Extract all lines from the data beneath that include the word "React".

[Begin]

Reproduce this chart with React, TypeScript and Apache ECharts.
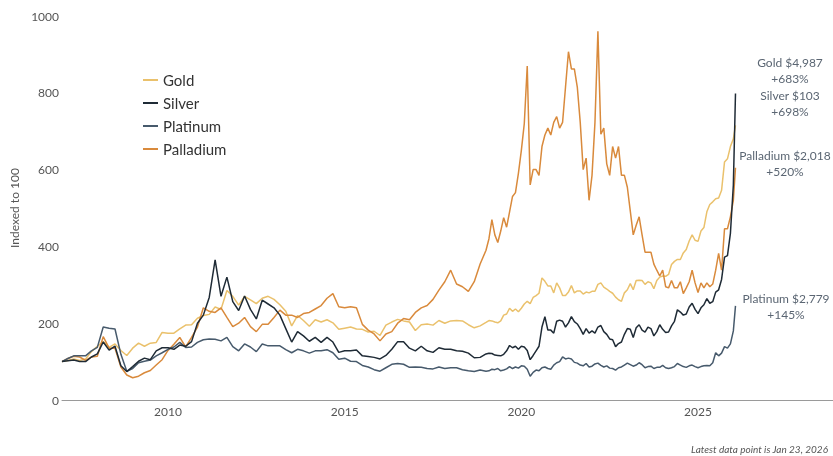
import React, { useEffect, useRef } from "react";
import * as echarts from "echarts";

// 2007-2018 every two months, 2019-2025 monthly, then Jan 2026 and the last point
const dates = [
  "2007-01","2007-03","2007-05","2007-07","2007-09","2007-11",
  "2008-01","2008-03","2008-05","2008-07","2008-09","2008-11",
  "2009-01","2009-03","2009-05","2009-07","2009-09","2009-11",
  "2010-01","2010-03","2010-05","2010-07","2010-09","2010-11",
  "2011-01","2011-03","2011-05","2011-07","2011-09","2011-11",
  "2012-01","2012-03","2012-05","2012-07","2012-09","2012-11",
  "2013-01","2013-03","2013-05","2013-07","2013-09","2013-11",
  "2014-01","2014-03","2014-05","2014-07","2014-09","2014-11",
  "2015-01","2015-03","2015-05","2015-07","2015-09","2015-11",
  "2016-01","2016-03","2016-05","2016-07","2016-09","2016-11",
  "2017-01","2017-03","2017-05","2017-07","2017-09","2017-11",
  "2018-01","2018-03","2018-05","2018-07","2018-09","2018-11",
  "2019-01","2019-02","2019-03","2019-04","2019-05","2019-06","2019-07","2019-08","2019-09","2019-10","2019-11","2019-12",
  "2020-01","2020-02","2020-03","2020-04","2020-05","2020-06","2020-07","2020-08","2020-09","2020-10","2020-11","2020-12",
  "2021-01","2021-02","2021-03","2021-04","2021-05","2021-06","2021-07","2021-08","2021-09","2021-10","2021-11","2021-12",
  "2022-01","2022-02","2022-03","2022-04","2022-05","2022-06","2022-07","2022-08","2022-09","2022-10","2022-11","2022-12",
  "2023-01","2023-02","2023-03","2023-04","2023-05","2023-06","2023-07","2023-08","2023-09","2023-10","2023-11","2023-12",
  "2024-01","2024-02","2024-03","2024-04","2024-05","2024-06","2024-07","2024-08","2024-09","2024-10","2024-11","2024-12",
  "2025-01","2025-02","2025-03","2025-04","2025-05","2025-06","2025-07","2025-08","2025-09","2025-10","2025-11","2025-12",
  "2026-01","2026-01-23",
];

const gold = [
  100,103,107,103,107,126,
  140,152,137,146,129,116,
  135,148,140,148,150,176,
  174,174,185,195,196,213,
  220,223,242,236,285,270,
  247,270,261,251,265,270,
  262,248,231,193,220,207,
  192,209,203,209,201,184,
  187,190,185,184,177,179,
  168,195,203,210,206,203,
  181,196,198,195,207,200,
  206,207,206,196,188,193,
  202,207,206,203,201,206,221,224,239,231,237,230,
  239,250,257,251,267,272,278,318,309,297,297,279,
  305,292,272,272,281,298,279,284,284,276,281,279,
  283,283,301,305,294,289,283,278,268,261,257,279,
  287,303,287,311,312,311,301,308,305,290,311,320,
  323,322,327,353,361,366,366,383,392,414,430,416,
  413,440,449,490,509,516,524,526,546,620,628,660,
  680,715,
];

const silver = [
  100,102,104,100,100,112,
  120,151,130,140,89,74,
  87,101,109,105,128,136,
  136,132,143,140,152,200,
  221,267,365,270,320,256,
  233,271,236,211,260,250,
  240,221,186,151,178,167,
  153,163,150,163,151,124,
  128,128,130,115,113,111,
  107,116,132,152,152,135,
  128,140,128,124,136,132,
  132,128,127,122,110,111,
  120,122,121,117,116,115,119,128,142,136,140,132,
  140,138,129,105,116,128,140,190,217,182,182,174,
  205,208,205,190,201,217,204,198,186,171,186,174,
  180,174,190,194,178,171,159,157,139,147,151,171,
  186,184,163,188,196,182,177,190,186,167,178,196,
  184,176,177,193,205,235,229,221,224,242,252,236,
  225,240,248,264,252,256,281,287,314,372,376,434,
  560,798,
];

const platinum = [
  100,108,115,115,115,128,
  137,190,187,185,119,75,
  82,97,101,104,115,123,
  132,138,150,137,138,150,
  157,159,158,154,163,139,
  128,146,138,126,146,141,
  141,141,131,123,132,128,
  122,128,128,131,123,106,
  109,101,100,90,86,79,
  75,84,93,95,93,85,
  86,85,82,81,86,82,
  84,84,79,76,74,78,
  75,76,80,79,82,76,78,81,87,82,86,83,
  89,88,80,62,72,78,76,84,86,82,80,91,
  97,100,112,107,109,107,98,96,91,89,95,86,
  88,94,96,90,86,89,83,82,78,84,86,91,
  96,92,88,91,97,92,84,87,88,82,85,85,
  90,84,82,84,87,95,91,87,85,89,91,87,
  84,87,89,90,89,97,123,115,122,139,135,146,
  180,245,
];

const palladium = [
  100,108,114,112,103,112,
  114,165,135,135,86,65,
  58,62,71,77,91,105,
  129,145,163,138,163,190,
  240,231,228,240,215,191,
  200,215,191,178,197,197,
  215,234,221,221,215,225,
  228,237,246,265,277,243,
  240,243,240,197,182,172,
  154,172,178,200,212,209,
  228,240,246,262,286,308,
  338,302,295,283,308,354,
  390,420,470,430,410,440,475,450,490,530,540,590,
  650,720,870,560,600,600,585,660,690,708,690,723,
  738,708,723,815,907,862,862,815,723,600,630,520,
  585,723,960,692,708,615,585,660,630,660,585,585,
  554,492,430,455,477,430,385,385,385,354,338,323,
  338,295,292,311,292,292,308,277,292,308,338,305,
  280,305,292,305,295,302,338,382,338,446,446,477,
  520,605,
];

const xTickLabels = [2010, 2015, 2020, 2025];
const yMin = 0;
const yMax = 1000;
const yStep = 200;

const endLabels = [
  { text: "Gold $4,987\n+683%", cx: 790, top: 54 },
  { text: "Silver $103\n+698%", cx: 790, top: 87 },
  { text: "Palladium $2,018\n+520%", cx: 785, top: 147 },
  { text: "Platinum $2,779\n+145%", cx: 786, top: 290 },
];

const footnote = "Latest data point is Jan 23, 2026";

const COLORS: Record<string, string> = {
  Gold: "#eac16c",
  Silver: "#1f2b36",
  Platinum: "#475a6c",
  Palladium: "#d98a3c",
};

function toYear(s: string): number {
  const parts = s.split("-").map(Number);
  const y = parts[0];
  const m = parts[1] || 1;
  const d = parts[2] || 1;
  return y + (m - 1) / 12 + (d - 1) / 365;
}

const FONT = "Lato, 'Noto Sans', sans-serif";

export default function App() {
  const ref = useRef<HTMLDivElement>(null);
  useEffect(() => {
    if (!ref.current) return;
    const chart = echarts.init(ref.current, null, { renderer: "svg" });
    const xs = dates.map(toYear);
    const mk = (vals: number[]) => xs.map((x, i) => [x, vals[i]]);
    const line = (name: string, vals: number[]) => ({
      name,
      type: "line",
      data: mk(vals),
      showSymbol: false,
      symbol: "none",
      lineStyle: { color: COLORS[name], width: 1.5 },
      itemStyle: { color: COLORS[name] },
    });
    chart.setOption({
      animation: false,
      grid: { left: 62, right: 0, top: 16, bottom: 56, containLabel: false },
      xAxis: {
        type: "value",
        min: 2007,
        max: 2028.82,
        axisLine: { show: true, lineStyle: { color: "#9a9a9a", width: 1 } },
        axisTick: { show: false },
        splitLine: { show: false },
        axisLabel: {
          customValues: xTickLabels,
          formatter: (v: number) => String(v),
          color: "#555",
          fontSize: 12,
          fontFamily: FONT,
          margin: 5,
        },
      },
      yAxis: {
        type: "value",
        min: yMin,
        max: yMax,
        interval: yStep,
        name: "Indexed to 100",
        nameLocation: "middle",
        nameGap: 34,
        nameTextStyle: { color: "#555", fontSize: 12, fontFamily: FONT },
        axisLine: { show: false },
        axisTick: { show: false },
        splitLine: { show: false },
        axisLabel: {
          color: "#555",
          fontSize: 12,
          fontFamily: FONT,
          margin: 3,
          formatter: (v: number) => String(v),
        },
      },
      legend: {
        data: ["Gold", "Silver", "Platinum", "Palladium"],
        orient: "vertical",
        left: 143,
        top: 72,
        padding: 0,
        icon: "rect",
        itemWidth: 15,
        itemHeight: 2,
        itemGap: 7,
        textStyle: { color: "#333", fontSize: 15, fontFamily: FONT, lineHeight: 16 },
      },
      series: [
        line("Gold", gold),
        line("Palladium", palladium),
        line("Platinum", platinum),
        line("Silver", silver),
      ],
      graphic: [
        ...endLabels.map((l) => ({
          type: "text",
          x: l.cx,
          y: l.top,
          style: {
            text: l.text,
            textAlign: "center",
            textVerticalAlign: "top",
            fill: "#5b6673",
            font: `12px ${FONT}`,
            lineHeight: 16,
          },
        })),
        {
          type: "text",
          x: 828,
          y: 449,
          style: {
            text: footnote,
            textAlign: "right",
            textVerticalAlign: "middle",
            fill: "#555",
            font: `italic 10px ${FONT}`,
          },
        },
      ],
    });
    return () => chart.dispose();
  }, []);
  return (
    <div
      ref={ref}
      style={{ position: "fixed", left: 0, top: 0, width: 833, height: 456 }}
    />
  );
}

[End]

» Exercise output
Reproduce this chart with React, TypeScript and Apache ECharts.
import React, { useEffect, useRef } from "react";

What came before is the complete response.